Monday, March 14, 2011

What Color Is My Denim ?

Finding A Path: So where can a creative manager, a leader of an organization dedicated to creating, find a way to grow beyond the original founders and the chaos associated with creative expression? There are a few tools and guide posts to keep in mind. 

Keeping Your Vision Alive & Building Spirit

This is all about staying in touch with each and every person within an organization. It means walking the floors, sitting in meetings, and telling stories. Yes, telling stories. The best way to show a creative organization “the way to think” is by sharing experiences. Not in an overpowering way, but in a way where the stories fit into the moment, where they give a clear example of the how's and whys of a situation. 

Vision is all about wrapping an organization in a blanket of sincerity and connective-ness. It is less about hammering the heck out of it.  I remember a situation where the CEO of a company wanted a marketing communications organization to act less “wacky” and more like an accounting group. 

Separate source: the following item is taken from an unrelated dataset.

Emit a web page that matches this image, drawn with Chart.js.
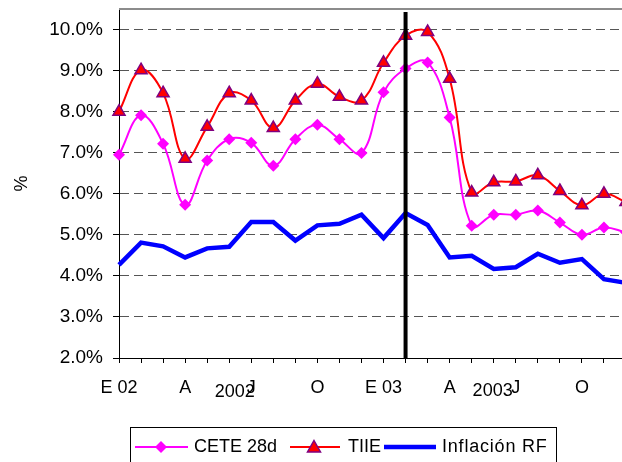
<!DOCTYPE html>
<html>
<head>
<meta charset="utf-8">
<script src="https://cdn.jsdelivr.net/npm/chart.js@4/dist/chart.umd.min.js"></script>
<style>
    html, body { margin: 0; padding: 0; background: #fff; overflow: hidden; }
    #wrap { width: 640px; height: 462px; }
</style>
</head>
<body>
<div id="wrap"><canvas id="chart" width="640" height="462"></canvas></div>
<script>
const monthLabels = ['E 02', '', '', 'A', '', '', 'J', '', '', 'O', '', '',
                     'E 03', '', '', 'A', '', '', 'J', '', '', 'O', '', ''];
const yearLabels = ['2002', '2003'];

const cete28d = [6.95, 7.91, 7.22, 5.73, 6.81, 7.33, 7.24, 6.68, 7.33, 7.68, 7.33, 6.99,
                 8.47, 9.05, 9.20, 7.86, 5.22, 5.49, 5.49, 5.59, 5.30, 5.00, 5.18, 5.06];
const tiie = [8.00, 9.01, 8.45, 6.85, 7.63, 8.45, 8.27, 7.60, 8.27, 8.68, 8.36, 8.27,
              9.19, 9.85, 9.94, 8.80, 6.03, 6.28, 6.30, 6.45, 6.07, 5.72, 6.00, 5.80];
const inflacionRF = [4.27, 4.81, 4.72, 4.45, 4.67, 4.71, 5.31, 5.31, 4.86, 5.23, 5.27, 5.49,
                     4.92, 5.53, 5.24, 4.45, 4.49, 4.17, 4.21, 4.54, 4.32, 4.41, 3.92, 3.83];

const markerIndex = 13; // linea vertical negra

const FONT = 'Arial, "Liberation Sans", sans-serif';

// marcas extra: borde superior, linea vertical, años y leyenda
const extras = {
    id: 'extras',
    afterDatasetsDraw(chart) {
        const {ctx, chartArea, scales: {x}} = chart;
        ctx.save();

        ctx.strokeStyle = '#8c8c8c';
        ctx.lineWidth = 2;
        ctx.beginPath();
        ctx.moveTo(chartArea.left, chartArea.top);
        ctx.lineTo(chartArea.right, chartArea.top);
        ctx.stroke();

        const vx = x.getPixelForValue(markerIndex);
        ctx.strokeStyle = '#000';
        ctx.lineWidth = 4;
        ctx.beginPath();
        ctx.moveTo(vx, chartArea.top + 3);
        ctx.lineTo(vx, chartArea.bottom);
        ctx.stroke();
        ctx.restore();
    },
    afterDraw(chart) {
        const {ctx, scales: {x}} = chart;
        ctx.save();
        ctx.fillStyle = '#000';
        ctx.font = '18px ' + FONT;
        ctx.textAlign = 'center';
        ctx.textBaseline = 'middle';
        ctx.fillText(yearLabels[0], x.getPixelForValue(5.25), 392);
        ctx.fillText(yearLabels[1], x.getPixelForValue(16.95), 391);

        // leyenda
        const top = 427.5, cy = 447;
        ctx.strokeStyle = '#000';
        ctx.lineWidth = 1;
        ctx.strokeRect(130.5, top, 426, 60);

        ctx.textAlign = 'left';
        const ds = chart.data.datasets;

        ctx.strokeStyle = ds[0].borderColor;
        ctx.lineWidth = 2;
        ctx.beginPath(); ctx.moveTo(135, cy); ctx.lineTo(188, cy); ctx.stroke();
        ctx.fillStyle = ds[0].pointBackgroundColor;
        ctx.beginPath();
        ctx.moveTo(161 - 6, cy); ctx.lineTo(161, cy - 6); ctx.lineTo(161 + 6, cy); ctx.lineTo(161, cy + 6);
        ctx.closePath(); ctx.fill();
        ctx.fillStyle = '#000';
        ctx.fillText(ds[0].label, 194, cy);

        ctx.strokeStyle = ds[1].borderColor;
        ctx.beginPath(); ctx.moveTo(290, cy); ctx.lineTo(340, cy); ctx.stroke();
        ctx.fillStyle = ds[1].pointBackgroundColor;
        ctx.strokeStyle = ds[1].pointBorderColor;
        ctx.lineWidth = 1.5;
        ctx.beginPath();
        ctx.moveTo(314, cy - 6.5); ctx.lineTo(320.5, cy + 5); ctx.lineTo(307.5, cy + 5);
        ctx.closePath(); ctx.fill(); ctx.stroke();
        ctx.fillStyle = '#000';
        ctx.fillText(ds[1].label, 348, cy);

        ctx.strokeStyle = ds[2].borderColor;
        ctx.lineWidth = 4.5;
        ctx.beginPath(); ctx.moveTo(384, cy); ctx.lineTo(436, cy); ctx.stroke();
        ctx.fillStyle = '#000';
        ctx.letterSpacing = '0.8px';
        ctx.fillText(ds[2].label, 442, cy);

        ctx.restore();
    }
};

new Chart(document.getElementById('chart'), {
    type: 'line',
    data: {
        labels: monthLabels,
        datasets: [
            {
                label: 'CETE 28d',
                data: cete28d,
                borderColor: '#ff00ff',
                borderWidth: 2,
                tension: 0.4,
                pointStyle: 'rectRot',
                pointRadius: 6,
                pointBackgroundColor: '#ff00ff',
                pointBorderColor: '#ff00ff',
                pointBorderWidth: 0
            },
            {
                label: 'TIIE',
                data: tiie,
                borderColor: '#ff0000',
                borderWidth: 2,
                tension: 0.4,
                pointStyle: 'triangle',
                pointRadius: 7,
                pointBackgroundColor: '#ff0000',
                pointBorderColor: '#800080',
                pointBorderWidth: 1.5
            },
            {
                label: 'Inflación RF',
                data: inflacionRF,
                borderColor: '#0000ff',
                borderWidth: 4.5,
                tension: 0,
                pointRadius: 0
            }
        ]
    },
    options: {
        responsive: false,
        animation: false,
        layout: { padding: { top: 9, right: 14, bottom: 0, left: 0 } },
        plugins: {
            legend: { display: false },
            tooltip: { enabled: false }
        },
        scales: {
            x: {
                type: 'category',
                offset: false,
                afterFit: s => { s.height = 104; },
                grid: { drawOnChartArea: false, tickLength: 5, tickColor: '#000', tickWidth: 1 },
                border: { color: '#000', width: 1 },
                ticks: {
                    autoSkip: false,
                    maxRotation: 0,
                    padding: 14,
                    color: '#000',
                    font: { family: FONT, size: 18 }
                }
            },
            y: {
                min: 2,
                max: 10.5,
                afterFit: s => { s.width = 119; s.paddingTop = 0; s.paddingBottom = 0; },
                afterBuildTicks: s => { s.ticks = s.ticks.filter(t => Number.isInteger(t.value)); },
                grid: {
                    color: c => (c.tick && c.tick.value === 2) ? 'rgba(0,0,0,0)' : '#555',
                    lineWidth: 1,
                    tickLength: 6,
                    tickColor: '#000',
                    tickWidth: 1
                },
                border: { color: '#000', width: 1, dash: [9, 5] },
                ticks: {
                    stepSize: 1,
                    includeBounds: false,
                    padding: 10,
                    color: '#000',
                    font: { family: FONT, size: 19 },
                    callback: v => v.toFixed(1) + '%'
                },
                title: {
                    display: true,
                    text: '%',
                    color: '#000',
                    font: { family: FONT, size: 18 },
                    padding: { top: 11, bottom: 0 }
                }
            }
        }
    },
    plugins: [extras]
});
</script>
</body>
</html>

He hammered and yelled at the creative management, “stop them from coming into work in denim, stop them from playing football in the halls, stop them from…” He had a vision of the organization that had no room for creative disruption. In the end, he had the opposite result. It just angered the creative spirit of those in the communications organization. They rebelled, big time. My favorite was the presentation that the creative team did on types of denim and the comparison of denim vs. chambray fabric. 

What was needed was an honest and open sharing of the vision and values the CEO was looking for. Even letting the creatives see a weakness or by creating empathy based on the fact that the CEO was getting pushed by the other business units who were screaming at him “it’s not fair, why do they get to do whatever they want???” 

If he had woven a story that the creative organization could relate to, then a compromise could have been reached. Instead, there was 98% turnover in the organization, causing disruption and unbudgeted costs.  In the end, the CEO and management team got what they wanted – but at what cost in time, effort and spirit? Remember, not a hammer but a velvet embrace!